Source excerpt start

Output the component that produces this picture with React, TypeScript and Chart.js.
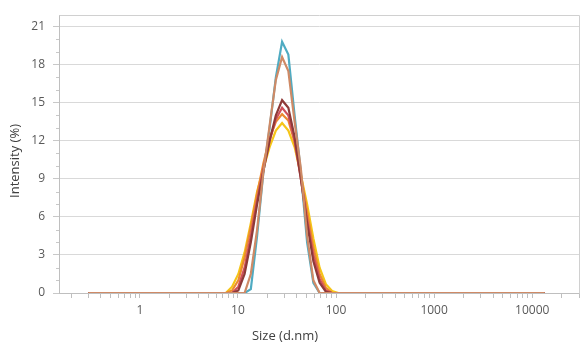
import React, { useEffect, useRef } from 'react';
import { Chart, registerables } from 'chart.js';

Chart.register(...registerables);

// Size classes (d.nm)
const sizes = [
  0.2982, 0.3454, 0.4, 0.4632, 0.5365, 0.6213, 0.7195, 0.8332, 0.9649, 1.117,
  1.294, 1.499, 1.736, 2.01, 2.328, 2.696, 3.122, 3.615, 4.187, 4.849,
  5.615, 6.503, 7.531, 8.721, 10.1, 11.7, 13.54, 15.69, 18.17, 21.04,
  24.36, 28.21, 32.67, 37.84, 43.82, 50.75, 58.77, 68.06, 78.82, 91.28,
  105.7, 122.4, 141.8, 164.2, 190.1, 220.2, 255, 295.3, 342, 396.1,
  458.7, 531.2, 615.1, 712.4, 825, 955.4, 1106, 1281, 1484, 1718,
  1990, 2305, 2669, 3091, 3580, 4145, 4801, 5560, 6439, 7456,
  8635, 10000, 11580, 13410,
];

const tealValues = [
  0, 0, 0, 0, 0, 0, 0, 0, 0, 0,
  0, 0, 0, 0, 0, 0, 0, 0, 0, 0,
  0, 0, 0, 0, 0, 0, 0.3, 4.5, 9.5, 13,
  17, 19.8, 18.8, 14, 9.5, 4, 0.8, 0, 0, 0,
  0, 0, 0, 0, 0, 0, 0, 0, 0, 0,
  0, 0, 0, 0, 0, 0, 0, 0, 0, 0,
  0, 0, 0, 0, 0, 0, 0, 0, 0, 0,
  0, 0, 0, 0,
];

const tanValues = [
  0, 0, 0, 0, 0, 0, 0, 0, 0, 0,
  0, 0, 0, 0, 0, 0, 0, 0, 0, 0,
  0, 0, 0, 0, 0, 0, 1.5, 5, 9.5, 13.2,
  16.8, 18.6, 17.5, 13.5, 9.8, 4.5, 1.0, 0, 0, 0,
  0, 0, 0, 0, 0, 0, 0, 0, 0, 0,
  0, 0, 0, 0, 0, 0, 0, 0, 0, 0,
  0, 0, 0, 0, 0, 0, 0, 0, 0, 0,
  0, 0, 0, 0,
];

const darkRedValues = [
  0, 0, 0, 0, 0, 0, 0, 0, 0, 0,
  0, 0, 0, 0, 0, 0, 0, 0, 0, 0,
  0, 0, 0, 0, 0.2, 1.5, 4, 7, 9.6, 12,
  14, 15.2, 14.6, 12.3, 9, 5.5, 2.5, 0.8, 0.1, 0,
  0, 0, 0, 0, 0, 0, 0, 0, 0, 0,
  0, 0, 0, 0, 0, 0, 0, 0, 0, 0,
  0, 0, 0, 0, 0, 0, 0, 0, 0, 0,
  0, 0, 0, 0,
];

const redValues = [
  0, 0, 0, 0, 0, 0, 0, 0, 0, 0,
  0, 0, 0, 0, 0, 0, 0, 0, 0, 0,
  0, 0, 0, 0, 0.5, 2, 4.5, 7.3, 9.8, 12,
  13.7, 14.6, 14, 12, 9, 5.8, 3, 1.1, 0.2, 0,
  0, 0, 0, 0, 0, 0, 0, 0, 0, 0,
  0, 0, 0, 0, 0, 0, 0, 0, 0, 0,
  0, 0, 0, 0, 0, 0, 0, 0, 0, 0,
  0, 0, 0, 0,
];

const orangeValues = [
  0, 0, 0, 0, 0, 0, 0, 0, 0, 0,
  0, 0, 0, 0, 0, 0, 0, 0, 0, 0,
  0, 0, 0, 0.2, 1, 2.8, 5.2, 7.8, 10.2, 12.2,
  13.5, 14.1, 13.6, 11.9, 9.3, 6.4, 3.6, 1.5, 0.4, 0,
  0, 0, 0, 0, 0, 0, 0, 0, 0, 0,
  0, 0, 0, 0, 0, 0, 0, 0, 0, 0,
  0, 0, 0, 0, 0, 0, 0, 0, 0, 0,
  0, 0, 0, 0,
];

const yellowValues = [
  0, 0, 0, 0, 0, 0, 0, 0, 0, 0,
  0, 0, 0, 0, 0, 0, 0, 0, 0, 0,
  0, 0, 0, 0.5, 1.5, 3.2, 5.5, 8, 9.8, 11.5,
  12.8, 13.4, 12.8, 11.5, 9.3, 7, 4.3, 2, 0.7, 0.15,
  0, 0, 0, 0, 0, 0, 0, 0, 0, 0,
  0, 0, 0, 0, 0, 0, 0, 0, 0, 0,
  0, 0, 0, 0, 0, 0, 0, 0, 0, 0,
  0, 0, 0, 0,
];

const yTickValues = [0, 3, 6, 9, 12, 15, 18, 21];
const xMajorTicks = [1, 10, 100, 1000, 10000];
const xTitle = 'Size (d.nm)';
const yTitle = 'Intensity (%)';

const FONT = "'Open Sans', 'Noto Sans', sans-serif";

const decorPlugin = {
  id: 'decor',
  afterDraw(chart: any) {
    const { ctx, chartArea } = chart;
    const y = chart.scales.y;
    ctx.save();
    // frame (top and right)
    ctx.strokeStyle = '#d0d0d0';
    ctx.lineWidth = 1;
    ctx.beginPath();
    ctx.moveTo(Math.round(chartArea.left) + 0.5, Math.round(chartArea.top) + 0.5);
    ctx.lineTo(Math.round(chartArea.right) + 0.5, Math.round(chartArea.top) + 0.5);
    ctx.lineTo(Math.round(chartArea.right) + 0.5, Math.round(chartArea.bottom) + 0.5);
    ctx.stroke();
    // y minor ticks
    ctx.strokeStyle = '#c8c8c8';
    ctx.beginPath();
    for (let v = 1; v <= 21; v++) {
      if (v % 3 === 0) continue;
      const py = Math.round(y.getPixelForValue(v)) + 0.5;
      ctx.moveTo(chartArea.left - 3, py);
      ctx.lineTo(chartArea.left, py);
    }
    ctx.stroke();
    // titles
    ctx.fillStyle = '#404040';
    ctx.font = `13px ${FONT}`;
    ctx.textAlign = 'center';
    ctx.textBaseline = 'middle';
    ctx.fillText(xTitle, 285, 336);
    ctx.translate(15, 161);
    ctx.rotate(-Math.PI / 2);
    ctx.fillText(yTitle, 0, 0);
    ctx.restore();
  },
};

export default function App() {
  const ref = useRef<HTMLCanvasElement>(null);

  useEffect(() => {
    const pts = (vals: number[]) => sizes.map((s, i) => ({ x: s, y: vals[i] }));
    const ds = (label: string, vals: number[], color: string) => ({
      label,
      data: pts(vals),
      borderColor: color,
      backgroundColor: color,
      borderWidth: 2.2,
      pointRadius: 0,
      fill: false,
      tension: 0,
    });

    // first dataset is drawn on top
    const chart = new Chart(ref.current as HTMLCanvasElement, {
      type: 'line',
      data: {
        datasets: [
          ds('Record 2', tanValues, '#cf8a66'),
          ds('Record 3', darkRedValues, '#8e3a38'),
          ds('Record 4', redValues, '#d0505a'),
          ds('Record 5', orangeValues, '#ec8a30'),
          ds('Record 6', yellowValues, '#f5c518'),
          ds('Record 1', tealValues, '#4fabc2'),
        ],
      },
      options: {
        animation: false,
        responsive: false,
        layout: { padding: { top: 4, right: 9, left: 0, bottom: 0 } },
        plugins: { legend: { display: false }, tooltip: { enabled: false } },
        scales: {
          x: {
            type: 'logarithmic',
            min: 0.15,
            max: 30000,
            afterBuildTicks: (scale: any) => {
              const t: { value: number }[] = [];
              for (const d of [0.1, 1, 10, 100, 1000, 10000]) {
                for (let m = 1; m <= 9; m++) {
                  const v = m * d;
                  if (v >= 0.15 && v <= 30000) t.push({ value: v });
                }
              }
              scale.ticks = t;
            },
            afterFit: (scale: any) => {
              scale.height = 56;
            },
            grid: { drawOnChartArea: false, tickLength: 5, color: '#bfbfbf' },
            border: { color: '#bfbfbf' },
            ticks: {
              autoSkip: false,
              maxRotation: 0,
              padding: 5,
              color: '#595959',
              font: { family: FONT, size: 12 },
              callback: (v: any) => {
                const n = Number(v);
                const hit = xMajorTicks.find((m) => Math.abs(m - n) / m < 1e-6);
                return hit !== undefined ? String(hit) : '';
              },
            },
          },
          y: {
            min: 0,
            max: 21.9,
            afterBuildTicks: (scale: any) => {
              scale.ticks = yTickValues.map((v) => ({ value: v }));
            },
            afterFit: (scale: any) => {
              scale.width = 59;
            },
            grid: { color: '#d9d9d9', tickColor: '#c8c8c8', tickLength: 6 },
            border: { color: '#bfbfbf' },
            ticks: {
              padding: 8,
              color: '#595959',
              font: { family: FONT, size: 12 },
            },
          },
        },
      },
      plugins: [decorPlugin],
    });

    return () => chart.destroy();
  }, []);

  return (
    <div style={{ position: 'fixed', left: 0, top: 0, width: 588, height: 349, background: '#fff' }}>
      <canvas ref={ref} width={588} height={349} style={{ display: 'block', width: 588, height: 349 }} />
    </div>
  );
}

Source excerpt end

The task:
Exactly as written, please give again the lines from the beginning of the listing through the line containing "Chart.register(...registerables);", inclusive, without any pictures.

Output:
Output the component that produces this picture with React, TypeScript and Chart.js.
import React, { useEffect, useRef } from 'react';
import { Chart, registerables } from 'chart.js';

Chart.register(...registerables);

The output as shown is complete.